Enabling Reliable, Asynchronous, and Bidirectional Communication in Sensor Networks over White Spaces

Abstract

Low-Power Wide-Area Network (LPWAN) heralds a promising class of technology to overcome the range limits and scalability challenges in traditional wireless sensor networks. Recently proposed Sensor Network over White Spaces (SNOW) technology is particularly attractive due to the availability and advantages of TV spectrum in long-range communication. This paper proposes a new design of SNOW that is asynchronous, reliable, and robust. It represents the first highly scalable LPWAN over TV white spaces to support reliable, asynchronous, bi-directional, and concurrent communication between numerous sensors and a base station.

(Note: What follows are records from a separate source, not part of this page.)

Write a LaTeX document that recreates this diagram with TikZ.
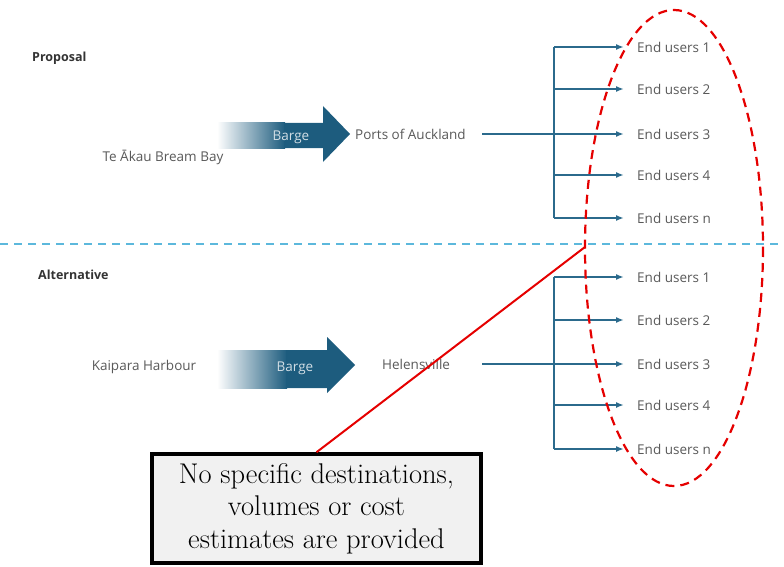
\documentclass[tikz,border=0pt]{standalone}
\usepackage{fontspec}
\setsansfont{Open Sans}
\usetikzlibrary{arrows.meta,positioning,calc}
\definecolor{barge}{HTML}{1D5C7E}
\definecolor{link}{HTML}{2B6A8C}
\definecolor{sep}{HTML}{5CB8DC}
\definecolor{note}{HTML}{F1F1F1}
\tikzset{>=latex}
\tikzset{
  plain/.style={font=\sffamily\fontsize{13.5}{15}\selectfont, text=black!65, inner sep=0pt},
  head/.style={font=\sffamily\bfseries\fontsize{12.5}{14}\selectfont, text=black!80, inner sep=0pt, anchor=west},
  user/.style={plain, anchor=west},
  branch/.style={link, line width=2pt, -{Latex[length=8pt,width=6pt]}},
  trunk/.style={link, line width=2pt},
  ring/.style={red!90!black, line width=2.2pt, dash pattern=on 9pt off 6pt},
}

\begin{document}
\begin{tikzpicture}[x=1pt,y=-1pt]
    \useasboundingbox (0,0) rectangle (784,567);

    % proposal
    \node[head] (prop) at (32,58) {Proposal};
    \fill[left color=white, right color=barge] (217,123) rectangle (285,148);
    \fill[barge] (284,123) -- (323,123) -- (323,106) -- (350,134) -- (323,162) -- (323,148) -- (284,148) -- cycle;
    \node[plain, text=white!80!barge] (barge1) at (291,137) {Barge};
    \node[plain] (src1) at (163,157) {Te Ākau Bream Bay};
    \node[plain, anchor=west] (port1) at (355,134) {Ports of Auckland};
    \coordinate (out1) at (482,134);
    \coordinate (hub1) at (554,134);
    \foreach \y [count=\i] in {47,89,134,175,218} {
      \node[user] (eu1\i) at (637,\y) {End users \ifnum\i=5 n\else\i\fi};
    }
    \draw[trunk] (out1) -- (hub1);
    \draw[trunk] (hub1 |- eu11) -- (hub1 |- eu15);
    \foreach \i in {1,...,5} \draw[branch] (hub1 |- eu1\i) -- ([xshift=-13pt]eu1\i.west);

    \draw[sep, line width=2.2pt, dash pattern=on 8pt off 6pt] (0,244) -- (784,244);

    % alternative
    \node[head] (alt) at (38,275) {Alternative};
    \fill[left color=white, right color=barge] (217,350) rectangle (287,388);
    \fill[barge] (286,350) -- (327,350) -- (327,337) -- (355,365) -- (327,393) -- (327,388) -- (286,388) -- cycle;
    \node[plain, text=white!80!barge] (barge2) at (295,368) {Barge};
    \node[plain] (src2) at (144,367) {Kaipara Harbour};
    \node[plain, anchor=west] (port2) at (382,364) {Helensville};
    \coordinate (out2) at (482,364);
    \coordinate (hub2) at (554,364);
    \foreach \y [count=\i] in {277,320,364,405,449} {
      \node[user] (eu2\i) at (637,\y) {End users \ifnum\i=5 n\else\i\fi};
    }
    \draw[trunk] (out2) -- (hub2);
    \draw[trunk] (hub2 |- eu21) -- (hub2 |- eu25);
    \foreach \i in {1,...,5} \draw[branch] (hub2 |- eu2\i) -- ([xshift=-13pt]eu2\i.west);

    % callout
    \draw[ring] (674,248) ellipse [x radius=89, y radius=238];
    \node[draw, line width=3.5pt, fill=note, minimum width=329pt, minimum height=109pt, align=center,
          font=\fontsize{28.5}{32.5}\selectfont] (callout) at (316.5,508.5)
          {No specific destinations,\\ volumes or cost\\ estimates are provided};
    \draw[red!90!black, line width=2pt] (585,247) -- (callout.north);
  \end{tikzpicture}
\end{document}
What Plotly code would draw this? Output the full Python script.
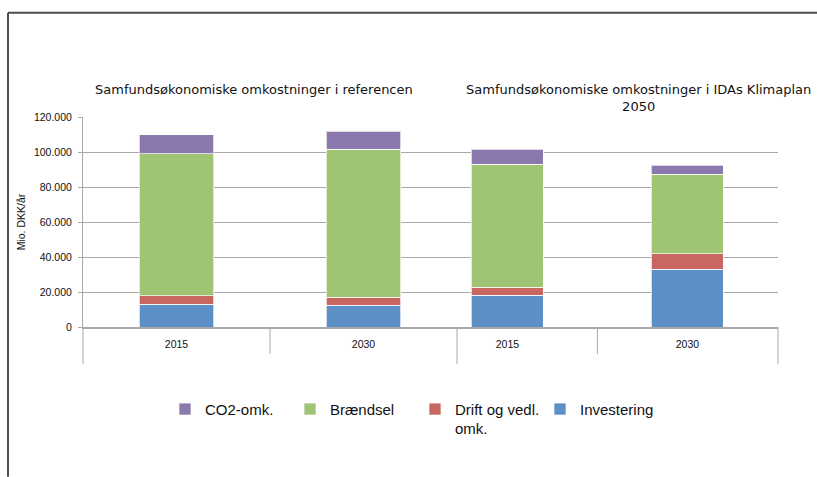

This is achieved through a set of novel techniques. This new design of SNOW has an OFDM based physical layer that adopts robust modulation scheme and allows the base station using a single antenna-radio (1) to send different data to different nodes concurrently and (2) to receive concurrent transmissions made by the sensor nodes asynchronously. It has a lightweight MAC protocol that (1) efficiently implements per-transmission acknowledgments of the asynchronous transmissions by exploiting the adopted OFDM design; (2) combines CSMA/CA and location-aware spectrum allocation for mitigating hidden terminal effects, thus enhancing the flexibility of the nodes in transmitting asynchronously. Hardware experiments through deployments in three radio environments - in a large metropolitan city, in a rural area, and in an indoor environment - as well as large-scale simulations demonstrated that the new SNOW design drastically outperforms other LPWAN technologies in terms of scalability, energy, and latency.